Grace is not what makes a good life unnecessary and redundant. Rather it is what makes such goodness as we have more graceful than grim; able to listen as well as speak; attentive rather than merely attention-seeking; forgiving and not just forgetting. Grace is what makes humane virtue not just a possibility, but an impregnability. And the way Grace makes our virtues impregnable is by planting itself beneath us, so to speak, and rooting us in the joy of God. As opposed to mounting itself high above us - as our own graceless, joyless virtue is so often apt to do - and then sneering and scowling at us.

Indeed it often helps for me to think of Divine grace as being the express opposite of anything "proud." And here I use the word as I believe it's most commonly used by the Hebrew poets and proverb-collectors: - to denote something boastful, vaunting, "high"-minded, and above all conscious of its greatness and exaltation. Whereas, far from being like those high-and-dry clouds which the "tree-tops" of our virtue can never reach, the graciousness of God is the one thing both lowly enough to be the soil of our good works, and fertile enough to push them upwards, to ever-greater, more inconceivable heights. Besides being the one ground secure enough to anchor that most unexpected of all trees, the Cross.

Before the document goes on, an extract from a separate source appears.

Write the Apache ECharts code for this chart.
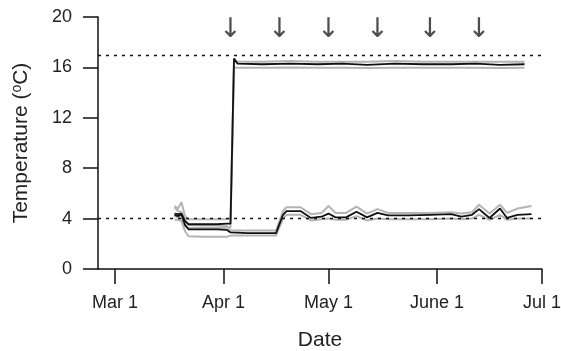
<!DOCTYPE html>
<html>
<head>
<meta charset="utf-8">
<script src="https://cdn.jsdelivr.net/npm/echarts@6/dist/echarts.min.js"></script>
<style>html,body{margin:0;padding:0;background:#fff}#c{width:561px;height:351px}</style>
</head>
<body>
<div id="c"></div>
<script>
// ---- data ----
const tickDates  = ['2010-03-01', '2010-04-01', '2010-05-01', '2010-06-01', '2010-07-01'];
const tickLabels = ['Mar 1', 'Apr 1', 'May 1', 'June 1', 'Jul 1'];
const yTicks = [0, 4, 8, 12, 16, 20];
const refLines = [4, 17];
const arrowDates = ['2010-04-03', '2010-04-17', '2010-05-01', '2010-05-15', '2010-05-30', '2010-06-13'];
const arrowLevel = 19.0;

const warmDates = ['2010-03-18','2010-03-19','2010-03-20','2010-03-21','2010-03-22','2010-03-30','2010-04-02','2010-04-03','2010-04-04','2010-04-05',
  '2010-04-12','2010-04-20','2010-04-28','2010-05-05','2010-05-12','2010-05-20','2010-05-28','2010-06-05','2010-06-12','2010-06-19','2010-06-26'];
const warmMean = [4.4, 4.35, 4.4, 3.8, 3.55, 3.55, 3.6, 3.6, 16.7, 16.3, 16.25, 16.3, 16.25, 16.3, 16.2, 16.3, 16.25, 16.25, 16.3, 16.2, 16.25];
const warmHi   = [5.0, 4.8, 5.3, 4.2, 3.95, 3.95, 3.95, 4.0, 16.5, 16.45, 16.45, 16.5, 16.45, 16.45, 16.45, 16.5, 16.45, 16.45, 16.45, 16.45, 16.45];
const warmLo   = [4.2, 4.1, 4.0, 3.4, 3.25, 3.25, 3.3, 3.3, 16.0, 15.98, 15.98, 16.0, 15.98, 15.98, 15.95, 15.98, 15.98, 15.98, 15.98, 15.95, 15.98];

const coldDates = ['2010-03-18','2010-03-19','2010-03-20','2010-03-21','2010-03-22','2010-03-26','2010-03-30','2010-04-02','2010-04-03','2010-04-08',
  '2010-04-12','2010-04-16','2010-04-18','2010-04-19','2010-04-23','2010-04-26','2010-04-29','2010-05-01','2010-05-03','2010-05-06',
  '2010-05-09','2010-05-12','2010-05-15','2010-05-18','2010-05-24','2010-05-30','2010-06-05','2010-06-08','2010-06-11','2010-06-13',
  '2010-06-16','2010-06-19','2010-06-21','2010-06-24','2010-06-28'];
const coldMean = [4.3, 4.2, 4.3, 3.5, 3.15, 3.15, 3.15, 3.1, 2.9, 2.85, 2.85, 2.85, 4.3, 4.6, 4.6, 4.05, 4.15, 4.4, 4.1, 4.1,
  4.55, 4.1, 4.45, 4.25, 4.25, 4.3, 4.35, 4.15, 4.3, 4.75, 4.05, 4.8, 4.05, 4.3, 4.35];
const coldHi   = [4.9, 4.6, 4.5, 3.9, 3.5, 3.45, 3.45, 3.4, 3.05, 3.05, 3.05, 3.05, 4.6, 4.9, 4.9, 4.35, 4.45, 5.0, 4.45, 4.45,
  4.95, 4.4, 4.75, 4.45, 4.45, 4.45, 4.5, 4.4, 4.5, 5.1, 4.4, 5.1, 4.45, 4.8, 5.0];
const coldLo   = [3.9, 3.9, 3.8, 3.0, 2.6, 2.55, 2.55, 2.55, 2.65, 2.65, 2.65, 2.65, 4.0, 4.3, 4.3, 3.85, 3.95, 4.0, 3.9, 3.9,
  4.2, 3.85, 4.0, 3.95, 3.95, 3.95, 4.0, 3.95, 4.0, 4.3, 3.9, 4.3, 3.9, 4.0, 4.0];

// ---- helpers ----
const DAY = 86400000;
function toTime(s) { const p = s.split('-').map(Number); return Date.UTC(p[0], p[1] - 1, p[2]) / DAY; } // days since epoch
function pairs(dates, vals) { return dates.map((d, i) => [toTime(d), vals[i]]); }
const tickTimes = tickDates.map(toTime);
const xMin = toTime('2010-03-01') - 4.86;
const xMax = toTime('2010-07-01');

const FONT = 'Liberation Sans, Arial, Helvetica, sans-serif';
const GRAY = '#b4b4b4';
const BLACK = '#111111';

function line(data, color, width, z) {
  return { type: 'line', data: data, showSymbol: false, symbol: 'none', silent: true, z: z,
    lineStyle: { color: color, width: width }, animation: false };
}

const chart = echarts.init(document.getElementById('c'), null, { renderer: 'canvas' });
chart.setOption({
  animation: false,
  backgroundColor: '#ffffff',
  grid: { left: 98, right: 19, top: 17, bottom: 82, containLabel: false, outerBoundsMode: 'none' },
  xAxis: {
    type: 'value', min: xMin, max: xMax,
    name: 'Date', nameLocation: 'middle', nameGap: 61,
    nameTextStyle: { fontFamily: FONT, fontSize: 21, color: '#222' },
    axisLine: { show: true, lineStyle: { color: BLACK, width: 1.5 } },
    axisTick: { show: true, customValues: tickTimes, length: 15, inside: false, lineStyle: { color: BLACK, width: 1.5 } },
    axisLabel: { customValues: tickTimes, margin: 25, fontFamily: FONT, fontSize: 18, color: '#222',
      formatter: function (v) { const i = tickTimes.findIndex(t => Math.abs(t - v) < 0.01); return i >= 0 ? tickLabels[i] : ''; } },
    splitLine: { show: false }
  },
  yAxis: {
    type: 'value', min: 0, max: 20, interval: 4,
    name: 'Temperature ({sup|o}C)', nameLocation: 'middle', nameGap: 66, nameRotate: 90,
    nameTextStyle: { fontFamily: FONT, fontSize: 21, color: '#222',
      rich: { sup: { fontFamily: FONT, fontSize: 14, color: '#222', verticalAlign: 'top', padding: [0, 0, 8, 0] } } },
    axisLine: { show: true, lineStyle: { color: BLACK, width: 1.5 } },
    axisTick: { show: true, length: 15, lineStyle: { color: BLACK, width: 1.5 } },
    axisLabel: { margin: 26, fontFamily: FONT, fontSize: 18, color: '#222', padding: [4, 0, 0, 0],
      formatter: function (v) { return yTicks.indexOf(v) >= 0 ? String(v) : ''; } },
    splitLine: { show: false }
  },
  series: [
    line(pairs(coldDates, coldHi), GRAY, 2, 2),
    line(pairs(coldDates, coldLo), GRAY, 2, 2),
    line(pairs(warmDates, warmHi), GRAY, 2, 2),
    line(pairs(warmDates, warmLo), GRAY, 2, 2),
    Object.assign(line(pairs(coldDates, coldMean), BLACK, 1.8, 3), {
      markLine: { silent: true, symbol: 'none', label: { show: false }, animation: false,
        lineStyle: { color: BLACK, type: [3, 5], width: 1.4 },
        data: refLines.map(v => ({ yAxis: v })) }
    }),
    line(pairs(warmDates, warmMean), BLACK, 1.8, 3),
    { type: 'scatter', silent: true, symbolSize: 0, z: 5, animation: false,
      data: arrowDates.map(d => [toTime(d), arrowLevel]),
      label: { show: true, position: 'inside', formatter: '\u2193', fontFamily: 'DejaVu Sans, sans-serif', fontSize: 27, color: '#222' } }
  ]
});
</script>
</body>
</html>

I'm not saying God's grace is the only soil of our human virtue. It is merely the one soil that isn't just so much dust, clay and ashes: the one ground, rain-sweet, alive with mist, and swarming with all manner of living things, that actually leaves us better on account of our virtue than we were before, and not worse. And I believe that's something far more than any mere human virtue has ever managed to do.